Now, about the the AV hard drive.... The best advantage of having an AV hard drive is the speed. AV drives run faster than normal drives, usually by about 1-5 ms faster. The AV drives that we use in house are all 9ms. The faster the drive, the better playback of the animation/video you're going to get. Hope that answers your questions. Any more?

For the rest of the members, I appologize for the bandwith, but I felt that this information could be used by all, seeing as how we're all trying to do the same thing... GET OUR WORK OUT TO THE MASSES!!!! ;)

Curtis Rhoads (aka The Vong)

Discussion continued...

However.... if you simply create a graphic with these dimensions & import into a DV app it won't look right. This is because graphics apps use a different size pixel than video apps. So even though the _number_ of pixels may be correct, the different _size_ of the pixels causes a difference in appearance.

When creating a graphic image for a Digital video (DV) project, it's best to create it in the dimensions:

This is a square pixel resolution that contains the maximum detail. Then resize the image to the native frame size of the video app, 720 x 486 (NTSC) or 720 x 576 (PAL). The resizing process adjusts the frame size to correct for different pixels used by graphics applications.

When you view the image in a graphics app it will look distorted. However, when you bring it into the DV app & convert to non-square pixels, the image will stretch & thus look correct. Hope this helps clear things up a little,

In response...

Let me see if I understand correctly. I am rendering out a piece of animation in Animation Master that will be added to a weekly television program. I will be transfering the rendered animation to an Avid non-linear editing system. I should render out to 720X540 for NTSC or use the D1 selection and render to 720X480? what is the recommendation? and if the proper size is 720X540 why does Animation Master have D1 set up as 720X480? and what about Gamma? What should I select there? Lots of questions Huh?

My understanding is that the NTSC format has a square ratio, meaning that the shape of the pixels are equal in height and width. D1 on the other hand, has an oblong ratio, meaning that the pixels are slightly wider than they are high.

So, for either case, the dimensions are correct. However, if you render to D1 at 720x480, the image on the D1 system will look stretched out because of the oblong pixels because you didn't counter for it in your original render.

To counter this effect, render out to NTSC size, 720x540, and then resample every frame's width so that the final size is 720x480. Now the image will look too skinny to your eyes, but on a D1 system, with the oblong pixels, the image will be stretched back out to be the correct aspect ratio. Get it?

As I think about it, I would actually render to an aspect ratio equal to NTSC but use larger dimensions, so that the resample will look better when I go down to 720x480.

Jim Sherwood

In response...

Please!!! I just want someone to just tell me what size to render to so that I can take it to the Avid system and have it be perfect for NTSC. I know everyone is being helpful and doing there best but it is so hard to get a straight answer. I want to know what the best solution would be. 720X480? or 720X540 or what? This is confusing the crap out of me. I also would like to know what should the gamma be set at?
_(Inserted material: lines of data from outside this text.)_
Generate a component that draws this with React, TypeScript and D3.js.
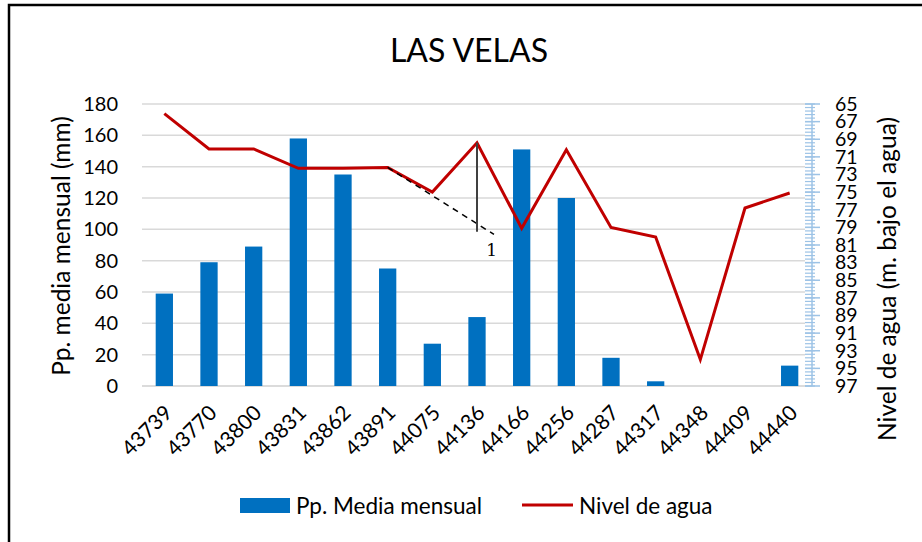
import React from "react";
import * as d3 from "d3";

const categories = ["43739","43770","43800","43831","43862","43891","44075","44136","44166","44256","44287","44317","44348","44409","44440"];
const precipitation = [59, 79, 89, 158, 135, 75, 27, 44, 151, 120, 18, 3, 0, 0, 13];
const waterLevel = [66.1, 70.1, 70.1, 72.3, 72.3, 72.2, 75.0, 69.4, 79.1, 70.2, 79.0, 80.1, 94.0, 76.8, 75.1];
const leftTicks = [0, 20, 40, 60, 80, 100, 120, 140, 160, 180];
const rightTicks = [65, 67, 69, 71, 73, 75, 77, 79, 81, 83, 85, 87, 89, 91, 93, 95, 97];
// slope annotation (category index, water level)
const slopeDashed = [[5, 72.2], [7.38, 79.8]];
const slopeVertical = [[7, 69.4], [7, 79.5]];
const slopeLabel = { idx: 7.33, val: 82.3, text: "1" };

const FONT = "Lato, 'Open Sans', sans-serif";

export default function App() {
  const W = 922, H = 542;
  const left = 142, right = 812, top = 104, bottom = 386;
  const x = d3.scaleBand<string>().domain(categories).range([left, right]).paddingInner(0.613).paddingOuter(0.3065);
  const step = x.step();
  const xAt = (i: number) => left + step * (i + 0.5);
  const yL = d3.scaleLinear().domain([0, 180]).range([bottom, top]);
  const yR = d3.scaleLinear().domain([65, 97]).range([top, bottom]);
  const line = d3.line<number>().x((_, i) => xAt(i)).y((d) => yR(d)).curve(d3.curveLinear);
  const minor = d3.range(65, 97.0001, 0.4);

  return (
    <div style={{ position: "fixed", left: 0, top: 0 }}>
      <svg width={W} height={H} style={{ display: "block", background: "#fff" }} fontFamily={FONT}>
        <rect x={9} y={5} width={1000} height={700} fill="#fff" stroke="#000" strokeWidth={2.5} />
        <text x={469} y={62} textAnchor="middle" fontSize={32} fill="#000">LAS VELAS</text>
        {/* gridlines */}
        {leftTicks.map((t) => (
          <line key={t} x1={left} x2={right - 7} y1={yL(t)} y2={yL(t)} stroke="#D9D9D9" strokeWidth={1.5} />
        ))}
        <line x1={left} x2={right} y1={bottom} y2={bottom} stroke="#D9D9D9" strokeWidth={1.5} />
        {/* bars */}
        {precipitation.map((v, i) => (
          <rect key={i} x={x(categories[i])} y={yL(v)} width={x.bandwidth()} height={bottom - yL(v)} fill="#0070C0" />
        ))}
        {/* line */}
        <path d={line(waterLevel) || ""} fill="none" stroke="#C00000" strokeWidth={3} strokeLinejoin="miter" />
        {/* slope annotation */}
        <line x1={xAt(slopeDashed[0][0])} y1={yR(slopeDashed[0][1])} x2={xAt(slopeDashed[1][0])} y2={yR(slopeDashed[1][1])} stroke="#000" strokeWidth={1.5} strokeDasharray="6,5" />
        <line x1={xAt(slopeVertical[0][0])} y1={yR(slopeVertical[0][1])} x2={xAt(slopeVertical[1][0])} y2={yR(slopeVertical[1][1])} stroke="#404040" strokeWidth={2} />
        <text x={xAt(slopeLabel.idx)} y={yR(slopeLabel.val)} textAnchor="middle" fontSize={17} fontFamily="'DejaVu Serif', serif" fill="#000">{slopeLabel.text}</text>
        {/* left axis labels */}
        {leftTicks.map((t) => (
          <text key={t} x={118} y={yL(t)} dy="0.35em" textAnchor="end" fontSize={20} fill="#000">{t}</text>
        ))}
        {/* right axis */}
        <line x1={right} x2={right} y1={top} y2={bottom} stroke="#9DC3E6" strokeWidth={1.5} />
        {minor.map((m, i) => (
          <line key={"m" + i} x1={right - 7} x2={right + 3} y1={yR(m)} y2={yR(m)} stroke="#9DC3E6" strokeWidth={1.2} />
        ))}
        {rightTicks.map((t) => (
          <line key={"M" + t} x1={right - 7} x2={right + 8} y1={yR(t)} y2={yR(t)} stroke="#9DC3E6" strokeWidth={1.5} />
        ))}
        {rightTicks.map((t) => (
          <text key={t} x={835} y={yR(t)} dy="0.35em" textAnchor="start" fontSize={19.5} fill="#000">{t}</text>
        ))}
        {/* x labels */}
        {categories.map((c, i) => (
          <text key={c} transform={`translate(${xAt(i) + 4},${409}) rotate(-45)`} dy="0.35em" textAnchor="end" fontSize={21} fill="#000">{c}</text>
        ))}
        {/* axis titles */}
        <text transform={`translate(61,246) rotate(-90)`} dy="0.35em" textAnchor="middle" fontSize={24.5} fill="#000">Pp. media mensual (mm)</text>
        <text transform={`translate(887,279) rotate(-90)`} dy="0.35em" textAnchor="middle" fontSize={24.5} fill="#000">Nivel de agua (m. bajo el agua)</text>
        {/* legend */}
        <rect x={240} y={498} width={50} height={15} fill="#0070C0" />
        <text x={296} y={506} dy="0.35em" fontSize={22.5} fill="#000">Pp. Media mensual</text>
        <line x1={522} x2={573} y1={505} y2={505} stroke="#C00000" strokeWidth={3} />
        <text x={579} y={506} dy="0.35em" fontSize={22.5} fill="#000">Nivel de agua</text>
      </svg>
    </div>
  );
}
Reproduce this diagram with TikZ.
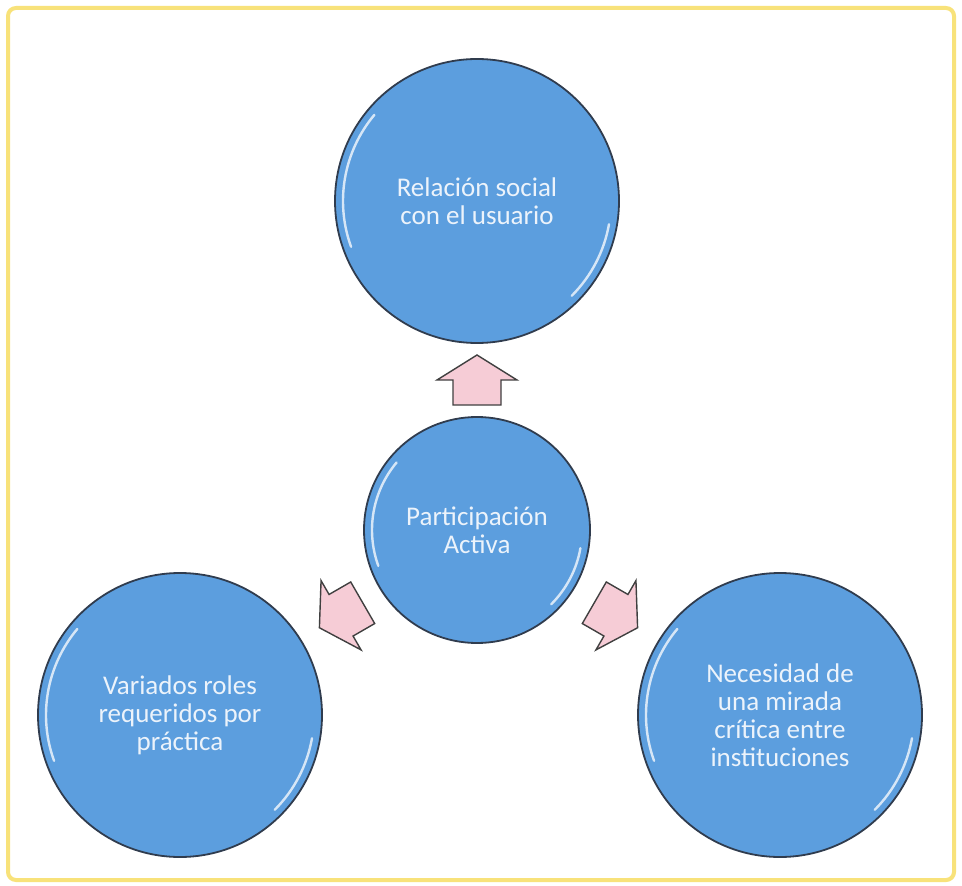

If I were you I would either:

  1. Render at 720X486 with a .9 aspect ratio [0r]
  2. Render at 720 x 540 then use a program such as Premiere to squish the height to 486 (squish, not crop). This in effect will give the correct aspect ratio.

Either of these will be good for the Avid.

As far as the gamma goes, I'd leave it at none and see how it looks. If you find it too dark and contrasty, try raising it.

Joe.

More questions...

Hello,First of all I'd like everyone to please refrain from flaming me at this post :) I say this because I know how frustrating this whole discussion has been over frame size for outputting your animations(animation master list people know what I'm talking about). Anyway, I was looking into outputting my animations to video using Premiere and my video card. I checked, and I think my video card is capable to output it. However, as I was looking through Premiere's manual, it says NTSC refresh rate is 29.97 Hz. On the contrary, my card says its refresh rate is 60Hz for NTSC. Also, some people have been saying that NTSC output is 720x480(or something to that effect), but the Premiere manual says to output as full screen at 640x480, and the closest sizes my card has are 640x480, 720x400, and 800x600. And lastly, to all of those A:M users, does MH3D or A:M render fields? I think I heard someone say it doesn't but you can do that in some other program like Premiere or After Effects. Now, another question to everyone: Premiere says you can use the "Interlace Consecutive Frames" option to make smooth animations using this to convert 60fps animations into 30fps animations for output to video. Should I do this, or do I not need to render my animations in 60fps to add interlacing(fields)? Should I not even worry about fields and just leave all the field options on default for Premiere to handle? I know this is a lot of questions, but I am extremely grateful to anyone who answers. Thanks so much.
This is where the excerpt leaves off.